Task goal
From the very first line of the data to the line containing "betonowy / concrete", retype everything exactly, leaving the pictures behind.

Data segment

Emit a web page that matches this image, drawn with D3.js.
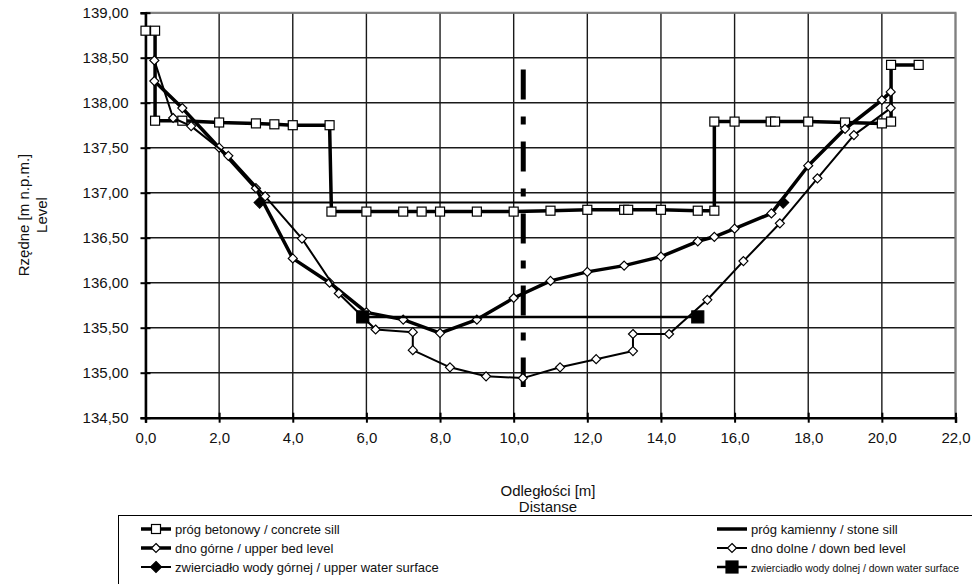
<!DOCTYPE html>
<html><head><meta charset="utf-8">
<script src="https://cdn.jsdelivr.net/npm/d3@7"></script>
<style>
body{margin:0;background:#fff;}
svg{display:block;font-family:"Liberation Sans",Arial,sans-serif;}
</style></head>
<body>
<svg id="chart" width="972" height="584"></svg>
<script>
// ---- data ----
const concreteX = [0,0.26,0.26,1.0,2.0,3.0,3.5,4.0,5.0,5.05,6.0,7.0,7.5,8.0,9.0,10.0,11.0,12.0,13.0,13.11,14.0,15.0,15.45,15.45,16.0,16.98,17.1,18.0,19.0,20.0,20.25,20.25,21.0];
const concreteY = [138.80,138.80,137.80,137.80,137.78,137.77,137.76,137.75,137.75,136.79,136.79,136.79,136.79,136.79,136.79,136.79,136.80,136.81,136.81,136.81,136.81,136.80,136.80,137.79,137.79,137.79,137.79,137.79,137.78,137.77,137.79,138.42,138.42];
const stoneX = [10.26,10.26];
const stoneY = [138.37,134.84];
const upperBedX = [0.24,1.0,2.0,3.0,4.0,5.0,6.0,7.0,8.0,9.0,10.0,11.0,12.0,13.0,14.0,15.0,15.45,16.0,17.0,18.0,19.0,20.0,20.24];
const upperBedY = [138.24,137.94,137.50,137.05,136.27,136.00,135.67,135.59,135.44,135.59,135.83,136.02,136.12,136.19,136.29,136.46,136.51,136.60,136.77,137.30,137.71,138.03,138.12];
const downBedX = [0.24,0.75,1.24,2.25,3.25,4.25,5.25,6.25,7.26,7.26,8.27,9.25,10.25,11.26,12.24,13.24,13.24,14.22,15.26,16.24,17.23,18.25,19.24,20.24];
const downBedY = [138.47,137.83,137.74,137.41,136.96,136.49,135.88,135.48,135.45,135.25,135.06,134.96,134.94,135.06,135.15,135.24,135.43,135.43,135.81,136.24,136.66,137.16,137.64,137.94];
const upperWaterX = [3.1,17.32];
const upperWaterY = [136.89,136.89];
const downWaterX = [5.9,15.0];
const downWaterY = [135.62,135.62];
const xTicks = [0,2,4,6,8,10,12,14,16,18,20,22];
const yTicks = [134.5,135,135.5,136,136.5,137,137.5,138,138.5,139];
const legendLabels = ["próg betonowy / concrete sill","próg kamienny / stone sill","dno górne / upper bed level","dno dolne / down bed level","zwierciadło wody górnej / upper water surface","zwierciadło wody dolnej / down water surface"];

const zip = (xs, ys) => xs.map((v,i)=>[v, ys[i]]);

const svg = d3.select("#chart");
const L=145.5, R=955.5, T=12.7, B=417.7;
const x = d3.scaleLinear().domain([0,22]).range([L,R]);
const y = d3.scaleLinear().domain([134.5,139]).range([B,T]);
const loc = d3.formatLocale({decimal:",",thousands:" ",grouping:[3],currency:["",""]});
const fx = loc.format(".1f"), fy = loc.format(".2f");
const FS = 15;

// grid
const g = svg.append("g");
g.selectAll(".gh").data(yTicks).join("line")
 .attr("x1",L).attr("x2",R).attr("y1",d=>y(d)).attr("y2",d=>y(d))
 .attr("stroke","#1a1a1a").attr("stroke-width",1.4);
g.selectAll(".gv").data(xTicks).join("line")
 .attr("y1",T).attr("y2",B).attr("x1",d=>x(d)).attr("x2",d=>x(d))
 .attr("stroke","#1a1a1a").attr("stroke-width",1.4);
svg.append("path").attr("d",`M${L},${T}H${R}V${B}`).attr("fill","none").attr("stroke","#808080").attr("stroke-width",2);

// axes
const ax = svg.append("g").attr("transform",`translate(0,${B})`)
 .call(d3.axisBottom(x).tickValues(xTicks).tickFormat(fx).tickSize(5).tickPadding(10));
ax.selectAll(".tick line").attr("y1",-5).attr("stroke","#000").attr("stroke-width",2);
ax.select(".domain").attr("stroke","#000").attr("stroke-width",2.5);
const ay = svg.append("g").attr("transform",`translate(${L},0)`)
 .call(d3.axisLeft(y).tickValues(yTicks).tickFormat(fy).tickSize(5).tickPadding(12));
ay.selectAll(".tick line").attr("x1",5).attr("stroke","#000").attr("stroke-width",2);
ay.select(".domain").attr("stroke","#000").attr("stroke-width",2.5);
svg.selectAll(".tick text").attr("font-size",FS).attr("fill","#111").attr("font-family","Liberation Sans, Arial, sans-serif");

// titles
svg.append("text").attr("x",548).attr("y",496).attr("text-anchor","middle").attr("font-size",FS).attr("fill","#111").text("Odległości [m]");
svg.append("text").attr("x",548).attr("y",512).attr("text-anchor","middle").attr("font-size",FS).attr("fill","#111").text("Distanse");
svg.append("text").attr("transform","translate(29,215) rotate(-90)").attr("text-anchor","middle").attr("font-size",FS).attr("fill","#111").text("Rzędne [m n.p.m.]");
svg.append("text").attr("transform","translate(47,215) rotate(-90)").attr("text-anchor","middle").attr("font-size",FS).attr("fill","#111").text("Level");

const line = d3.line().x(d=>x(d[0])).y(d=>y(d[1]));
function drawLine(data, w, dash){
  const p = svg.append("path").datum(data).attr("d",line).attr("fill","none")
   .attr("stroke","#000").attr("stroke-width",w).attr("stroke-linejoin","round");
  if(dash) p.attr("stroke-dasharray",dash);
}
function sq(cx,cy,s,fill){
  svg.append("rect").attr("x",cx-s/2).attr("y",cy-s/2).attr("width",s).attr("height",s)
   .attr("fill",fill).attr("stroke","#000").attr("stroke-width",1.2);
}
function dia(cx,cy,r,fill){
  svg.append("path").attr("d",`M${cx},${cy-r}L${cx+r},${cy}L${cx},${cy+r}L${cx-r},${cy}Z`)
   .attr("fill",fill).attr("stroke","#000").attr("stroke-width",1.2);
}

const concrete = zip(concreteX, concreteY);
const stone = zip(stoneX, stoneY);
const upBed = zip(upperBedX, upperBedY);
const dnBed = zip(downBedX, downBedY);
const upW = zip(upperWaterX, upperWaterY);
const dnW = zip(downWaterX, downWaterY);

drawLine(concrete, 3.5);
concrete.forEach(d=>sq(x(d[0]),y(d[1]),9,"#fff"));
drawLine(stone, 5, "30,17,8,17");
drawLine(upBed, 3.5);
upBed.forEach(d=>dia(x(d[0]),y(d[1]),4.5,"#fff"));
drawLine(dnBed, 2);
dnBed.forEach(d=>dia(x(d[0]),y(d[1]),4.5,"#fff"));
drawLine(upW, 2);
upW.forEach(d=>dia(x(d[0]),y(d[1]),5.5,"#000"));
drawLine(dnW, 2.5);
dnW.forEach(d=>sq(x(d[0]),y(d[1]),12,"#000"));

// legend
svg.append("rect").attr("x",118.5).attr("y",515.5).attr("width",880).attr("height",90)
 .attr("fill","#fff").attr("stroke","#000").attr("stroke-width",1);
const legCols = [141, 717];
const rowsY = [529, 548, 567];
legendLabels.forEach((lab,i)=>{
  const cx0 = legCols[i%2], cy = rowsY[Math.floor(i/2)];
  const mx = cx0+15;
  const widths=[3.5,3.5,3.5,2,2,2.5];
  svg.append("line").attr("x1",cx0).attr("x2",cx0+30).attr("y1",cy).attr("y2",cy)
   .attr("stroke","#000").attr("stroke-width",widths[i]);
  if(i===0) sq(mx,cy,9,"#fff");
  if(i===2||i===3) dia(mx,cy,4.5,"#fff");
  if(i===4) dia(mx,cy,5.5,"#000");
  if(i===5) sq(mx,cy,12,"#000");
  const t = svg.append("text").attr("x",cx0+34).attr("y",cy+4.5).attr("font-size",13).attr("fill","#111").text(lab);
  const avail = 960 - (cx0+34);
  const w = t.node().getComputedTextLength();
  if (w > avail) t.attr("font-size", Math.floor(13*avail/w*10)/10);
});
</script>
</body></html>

Response below
Emit a web page that matches this image, drawn with D3.js.
<!DOCTYPE html>
<html><head><meta charset="utf-8">
<script src="https://cdn.jsdelivr.net/npm/d3@7"></script>
<style>
body{margin:0;background:#fff;}
svg{display:block;font-family:"Liberation Sans",Arial,sans-serif;}
</style></head>
<body>
<svg id="chart" width="972" height="584"></svg>
<script>
// ---- data ----
const concreteX = [0,0.26,0.26,1.0,2.0,3.0,3.5,4.0,5.0,5.05,6.0,7.0,7.5,8.0,9.0,10.0,11.0,12.0,13.0,13.11,14.0,15.0,15.45,15.45,16.0,16.98,17.1,18.0,19.0,20.0,20.25,20.25,21.0];
const concreteY = [138.80,138.80,137.80,137.80,137.78,137.77,137.76,137.75,137.75,136.79,136.79,136.79,136.79,136.79,136.79,136.79,136.80,136.81,136.81,136.81,136.81,136.80,136.80,137.79,137.79,137.79,137.79,137.79,137.78,137.77,137.79,138.42,138.42];
const stoneX = [10.26,10.26];
const stoneY = [138.37,134.84];
const upperBedX = [0.24,1.0,2.0,3.0,4.0,5.0,6.0,7.0,8.0,9.0,10.0,11.0,12.0,13.0,14.0,15.0,15.45,16.0,17.0,18.0,19.0,20.0,20.24];
const upperBedY = [138.24,137.94,137.50,137.05,136.27,136.00,135.67,135.59,135.44,135.59,135.83,136.02,136.12,136.19,136.29,136.46,136.51,136.60,136.77,137.30,137.71,138.03,138.12];
const downBedX = [0.24,0.75,1.24,2.25,3.25,4.25,5.25,6.25,7.26,7.26,8.27,9.25,10.25,11.26,12.24,13.24,13.24,14.22,15.26,16.24,17.23,18.25,19.24,20.24];
const downBedY = [138.47,137.83,137.74,137.41,136.96,136.49,135.88,135.48,135.45,135.25,135.06,134.96,134.94,135.06,135.15,135.24,135.43,135.43,135.81,136.24,136.66,137.16,137.64,137.94];
const upperWaterX = [3.1,17.32];
const upperWaterY = [136.89,136.89];
const downWaterX = [5.9,15.0];
const downWaterY = [135.62,135.62];
const xTicks = [0,2,4,6,8,10,12,14,16,18,20,22];
const yTicks = [134.5,135,135.5,136,136.5,137,137.5,138,138.5,139];
const legendLabels = ["próg betonowy / concrete sill","próg kamienny / stone sill","dno górne / upper bed level","dno dolne / down bed level","zwierciadło wody górnej / upper water surface","zwierciadło wody dolnej / down water surface"];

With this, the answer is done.